Written Answers - Price Inflation.

Michael D. Higgins

Question:

20 Mr. M. Higgins asked the Minister for Finance the expected level of inflation for 2003; the way in which this compares with the Euro zone average; if his attention has been drawn to concerns expressed by the Central Bank that the level of consumer prices here is now more than 12% above the Euro zone average; the steps planned to reduce the level of inflation; and if he will make a statement on the matter. [9717/03]

On budget day, inflation, as measured by annual changes in the consumer price index, CPI, was projected to average 4.8% in 2003. This forecast was, as always, based on the technical assumption of unchanged interest rates. My Department will publish a revised estimate in the Economic Review and Outlook in the summer. It is expected that inflation will moderate this year from March, reflecting, first, the fact that last year's increase in VAT will fall out of the annual comparison; second, that services sector inflation is moderating and, third, the recent interest rate cuts. In terms of EU comparisons, the appropriate measure of inflation is the harmonised index of consumer prices, HICP. HICP inflation for Ireland for 2003 as a whole was forecast to be 4.2% on budget day. The Commission's autumn forecast was that euro area inflation would average 2% this year.
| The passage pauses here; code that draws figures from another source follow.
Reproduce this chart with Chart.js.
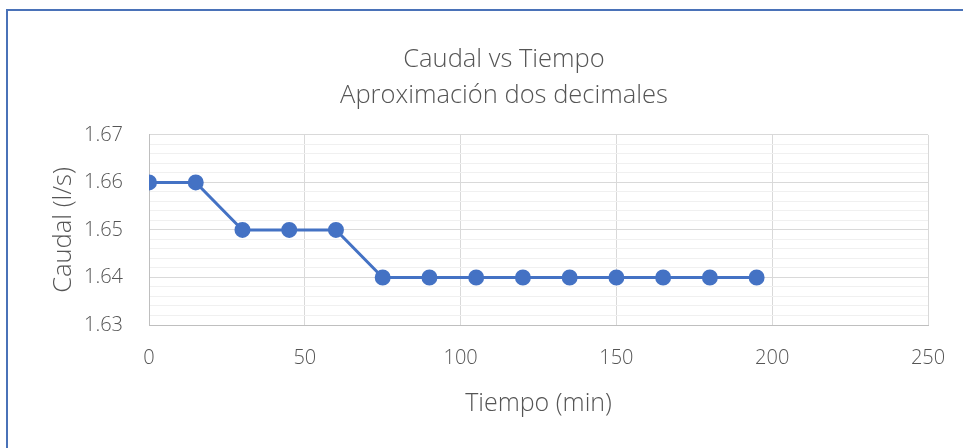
<!DOCTYPE html>
<html>
<head>
<meta charset="utf-8">
<script src="https://cdn.jsdelivr.net/npm/chart.js@4"></script>
<style>
  html, body { margin: 0; padding: 0; background: #fff; overflow: hidden; }
  #wrap { position: relative; width: 963px; height: 448px; }
  #frame { position: absolute; left: 6px; top: 9px; width: 1000px; height: 500px;
           border-left: 2px solid #4a72b8; border-top: 2px solid #4a72b8; }
  canvas { position: absolute; left: 0; top: 0; }
</style>
</head>
<body>
<div id="wrap">
  <div id="frame"></div>
  <canvas id="chart" width="963" height="448"></canvas>
</div>
<script>
// Tiempo (min) y caudal medido (l/s), redondeado a dos decimales
const tiempo = [0, 15, 30, 45, 60, 75, 90, 105, 120, 135, 150, 165, 180, 195];
const caudal = [1.66, 1.66, 1.65, 1.65, 1.65, 1.64, 1.64, 1.64, 1.64, 1.64, 1.64, 1.64, 1.64, 1.64];

const titulo = ['Caudal vs Tiempo', 'Aproximación dos decimales'];
const ejeX = 'Tiempo (min)';
const ejeY = 'Caudal (l/s)';

const textColor = '#555555';
const fontFamily = "'Open Sans', sans-serif";
const isMajor = v => Math.round(v * 1000) % 10 === 0;

// left padding keeps the title centred on the frame; the y axis box is widened back out
const padLeft = 80;
const plotLeft = 149;

Chart.defaults.animation = false;
Chart.defaults.font.family = fontFamily;
Chart.defaults.color = textColor;

const ctx = document.getElementById('chart').getContext('2d');
new Chart(ctx, {
    type: 'line',
    data: {
        datasets: [{
            data: tiempo.map((t, i) => ({ x: t, y: caudal[i] })),
            borderColor: '#4472c4',
            backgroundColor: '#4472c4',
            borderWidth: 3,
            pointRadius: 6.5,
            pointHoverRadius: 6.5,
            tension: 0
        }]
    },
    options: {
        responsive: false,
        layout: { padding: { left: padLeft, right: 35, top: 0, bottom: 0 } },
        plugins: {
            legend: { display: false },
            tooltip: { enabled: false },
            title: {
                display: true,
                text: titulo,
                color: textColor,
                font: { size: 25.5, weight: '300', lineHeight: 1.41 },
                padding: { top: 42, bottom: 21 }
            }
        },
        scales: {
            x: {
                type: 'linear',
                min: 0,
                max: 250,
                ticks: { stepSize: 50, padding: 21, font: { size: 20, weight: '300' } },
                grid: { color: '#d9d9d9', drawTicks: false },
                border: { color: '#bfbfbf', width: 1 },
                title: { display: true, text: ejeX, font: { size: 25, weight: '300' }, padding: { top: 0, bottom: 29 } },
                afterFit: s => { s.height = 448 - 325; s.paddingRight = 0; }
            },
            y: {
                min: 1.63,
                max: 1.67,
                ticks: {
                    stepSize: 0.002,
                    autoSkip: false,
                    padding: 26,
                    font: { size: 20, weight: '300' },
                    callback: v => isMajor(v) ? v.toFixed(2) : ''
                },
                grid: {
                    drawTicks: false,
                    color: c => isMajor(c.tick.value) ? '#d9d9d9' : '#f0f0f0'
                },
                border: { color: '#bfbfbf', width: 1 },
                title: { display: true, text: ejeY, font: { size: 25.5, weight: '300' }, padding: { top: 63 - padLeft - 15, bottom: 0 } },
                afterFit: s => { s.width = plotLeft - padLeft; }
            }
        }
    }
});
</script>
</body>
</html>
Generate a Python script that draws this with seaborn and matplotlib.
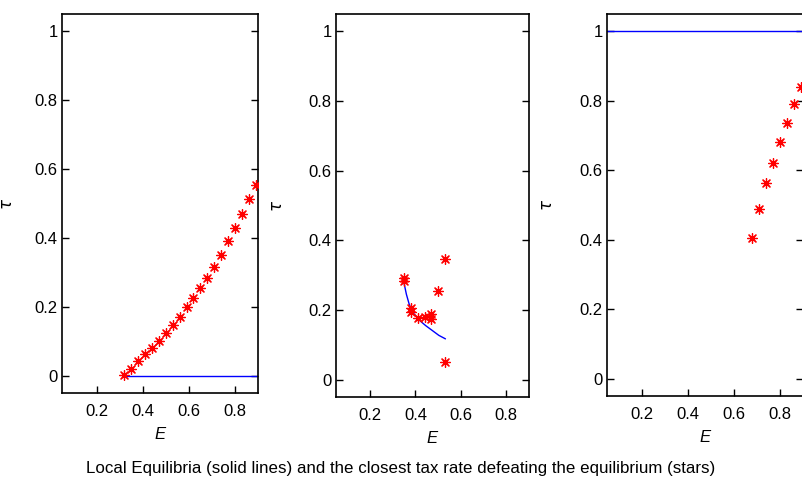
import numpy as np
import pandas as pd
import matplotlib
matplotlib.use("Agg")
import matplotlib.pyplot as plt
import seaborn as sns

# ---- data ----
# panel 1
E_star1 = [0.32, 0.35, 0.38, 0.41, 0.44, 0.47, 0.50, 0.53, 0.56, 0.59,
           0.62, 0.65, 0.68, 0.71, 0.74, 0.77, 0.80, 0.83, 0.86, 0.89]
tau_star1 = [0.003, 0.021, 0.043, 0.062, 0.080, 0.101, 0.125, 0.148, 0.171, 0.200,
             0.225, 0.254, 0.285, 0.317, 0.351, 0.391, 0.428, 0.469, 0.514, 0.553]
E_eq1 = [0.32, 0.90]
tau_eq1 = [0.0, 0.0]

# panel 2
E_star2 = [0.35, 0.35, 0.38, 0.38, 0.41, 0.44, 0.47, 0.47, 0.50, 0.53, 0.53]
tau_star2 = [0.293, 0.283, 0.205, 0.194, 0.178, 0.180, 0.187, 0.175, 0.255, 0.347, 0.050]
E_eq2 = [0.349, 0.360, 0.373, 0.392, 0.416, 0.445, 0.474, 0.503, 0.532]
tau_eq2 = [0.279, 0.245, 0.215, 0.190, 0.171, 0.155, 0.141, 0.127, 0.117]

# panel 3
E_star3 = [0.68, 0.71, 0.74, 0.77, 0.80, 0.83, 0.86, 0.89]
tau_star3 = [0.405, 0.488, 0.562, 0.621, 0.680, 0.735, 0.790, 0.840]
E_eq3 = [0.0, 1.0]
tau_eq3 = [1.0, 1.0]

xticks = [0.2, 0.4, 0.6, 0.8]
yticks = [0, 0.2, 0.4, 0.6, 0.8, 1]
ytick_labels = ["0", "0.2", "0.4", "0.6", "0.8", "1"]

title = "Local Equilibria (solid lines) and the closest tax rate defeating the equilibrium (stars)"

sns.set_theme(style="white")
plt.rcParams['font.family'] = ['Liberation Sans', 'DejaVu Sans']
plt.rcParams['axes.unicode_minus'] = False
plt.rcParams['text.color'] = 'black'
plt.rcParams['axes.labelcolor'] = 'black'

W, H = 802, 487
fig = plt.figure(figsize=(W / 100, H / 100), dpi=100)

# axes boxes in pixels: left, top, right, bottom
boxes = [(62, 14, 258, 393), (336, 14, 529, 397), (607, 14, 803, 396)]
panels = [
    (E_star1, tau_star1, E_eq1, tau_eq1),
    (E_star2, tau_star2, E_eq2, tau_eq2),
    (E_star3, tau_star3, E_eq3, tau_eq3),
]
ylab_x = [-0.24, -0.265, -0.265]

for (l, t, r, b), (xs, ys, xe, ye), lx in zip(boxes, panels, ylab_x):
    ax = fig.add_axes([l / W, 1 - b / H, (r - l) / W, (b - t) / H])

    sns.lineplot(x=xe, y=ye, ax=ax, color="#0000ff", lw=1.0,
                 sort=False, estimator=None)
    sns.scatterplot(x=xs, y=ys, ax=ax, marker=(8, 2, 0), s=50,
                    color="#ff0000", edgecolor=None, linewidth=0.9, zorder=3)

    ax.set_xlim(0.05, 0.9)
    ax.set_ylim(-0.05, 1.05)
    ax.set_xticks(xticks)
    ax.set_xticklabels([f"{v:.1f}" for v in xticks])
    ax.set_yticks(yticks)
    ax.set_yticklabels(ytick_labels)

    ax.tick_params(axis="x", direction="in", length=5, width=1, pad=8,
                   labelsize=12, colors="black", bottom=True, top=False)
    ax.tick_params(axis="y", direction="in", length=5, width=1, pad=3,
                   labelsize=12, colors="black", left=True, right=True)
    for sp in ax.spines.values():
        sp.set_visible(True)
        sp.set_color("black")
        sp.set_linewidth(1.2)

    ax.set_xlabel("E", fontsize=12, style="italic")
    ax.set_ylabel(r"$\tau$", fontsize=12)
    ax.xaxis.set_label_coords(0.5, -0.09)
    ax.yaxis.set_label_coords(lx, 0.5)

fig.text(0.5, 1 - 469 / H, title, ha="center", va="center", fontsize=12.2)

fig.savefig("out.png", dpi=100)
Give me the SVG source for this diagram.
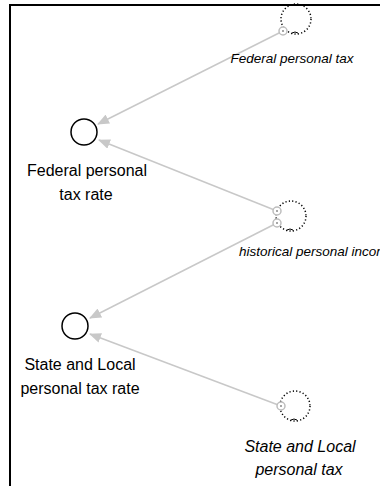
<svg xmlns="http://www.w3.org/2000/svg" width="380" height="486" viewBox="0 0 380 486">
  <defs>
    <marker id="arrow" markerWidth="12" markerHeight="10" refX="11" refY="5" orient="auto" markerUnits="userSpaceOnUse">
      <path d="M0,0 L12,5 L0,10 Z" fill="#c8c8c8"/>
    </marker>
    <style>
      .stock { fill: #ffffff; stroke: #000000; stroke-width: 1.5; }
      .cloud { fill: none; stroke: #000000; stroke-width: 1.5; stroke-dasharray: 1.2 2.2; }
      .tick { fill: none; stroke: #000000; stroke-width: 1; }
      .port { fill: #ffffff; stroke: #bdbdbd; stroke-width: 1.5; }
      .dot { fill: #8a8a8a; }
      .link { fill: none; stroke: #c8c8c8; stroke-width: 1.5; marker-end: url(#arrow); }
      .label { font-family: "Liberation Sans", Arial, sans-serif; font-size: 16px; fill: #000000; text-anchor: middle; }
      .ilabel { font-family: "Liberation Sans", Arial, sans-serif; font-size: 13.5px; font-style: italic; fill: #000000; text-anchor: middle; }
      .ilabel-lg { font-family: "Liberation Sans", Arial, sans-serif; font-size: 16px; font-style: italic; fill: #000000; text-anchor: middle; }
      .frame { fill: none; stroke: #000000; stroke-width: 2; }
    </style>
  </defs>

  <rect width="380" height="486" fill="#ffffff"/>

  <!-- connectors -->
  <g id="connectors">
    <path class="link" d="M283,31 L98,124"/>
    <path class="link" d="M277,211 L99,140"/>
    <path class="link" d="M277,223 L90,318"/>
    <path class="link" d="M281,406 L90,334"/>
  </g>

  <!-- source nodes -->
  <g id="federal-personal-tax">
    <circle class="cloud" cx="296" cy="19" r="15"/>
    <path class="tick" d="M292,33 q3,-2 6,0"/>
    <circle class="port" cx="283" cy="31" r="4"/>
    <circle class="dot" cx="283" cy="31" r="1"/>
    <text class="ilabel" x="292" y="63">Federal personal tax</text>
  </g>

  <g id="historical-personal-income">
    <circle class="cloud" cx="291" cy="216" r="15"/>
    <path class="tick" d="M287,230 q3,-2 6,0"/>
    <circle class="port" cx="277" cy="211" r="4"/>
    <circle class="dot" cx="277" cy="211" r="1"/>
    <circle class="port" cx="277" cy="223" r="4"/>
    <circle class="dot" cx="277" cy="223" r="1"/>
    <text class="ilabel" x="317" y="256">historical personal income</text>
  </g>

  <g id="state-local-personal-tax">
    <circle class="cloud" cx="295" cy="406" r="15"/>
    <path class="tick" d="M291,420 q3,-2 6,0"/>
    <circle class="port" cx="281" cy="406" r="4"/>
    <circle class="dot" cx="281" cy="406" r="1"/>
    <text class="ilabel-lg" x="300" y="452">State and Local</text>
    <text class="ilabel-lg" x="299" y="475">personal tax</text>
  </g>

  <!-- rate nodes -->
  <g id="federal-personal-tax-rate">
    <circle class="stock" cx="84" cy="132" r="13"/>
    <text class="label" x="87" y="176">Federal personal</text>
    <text class="label" x="86" y="200">tax rate</text>
  </g>

  <g id="state-local-personal-tax-rate">
    <circle class="stock" cx="75" cy="326" r="13"/>
    <text class="label" x="80" y="370">State and Local</text>
    <text class="label" x="80" y="394">personal tax rate</text>
  </g>

  <!-- frame -->
  <path class="frame" d="M380,5 L10,5 L10,486"/>
</svg>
The Irish price level has risen against that in the euro area in recent years and I am aware of the Central Bank's comments in this regard. The Irish price level has risen because Irish inflation has been exceeding the EU average for some time. This has been due partly to external factors such as the exchange rate, partly to the process of Ireland catching up in productivity terms with the rest of Europe and partly to domestic factors. However, we need to bring inflation down to levels comparable with those of our EU partners in order to maintain our competitiveness and to ensure that jobs are not lost. We must, therefore, concentrate our efforts on targeting domestic sources of inflation.
In this context, the pay arrangements set out under the draft new social partnership agreement, Sustaining Progress, are important. By ensuring that wage increases are kept to sustainable levels, we can continue to focus on our competitiveness and avoid losing jobs. Also important will be the implementation, over the next 18 months, of the anti-inflation initiative agreed by Government, employers and union leaders to target key domestic sources of inflationary pressure. I am also aware that keeping public expenditure on target will be important if our inflation rate is to moderate and new management and control mechanisms have been put in place to this end.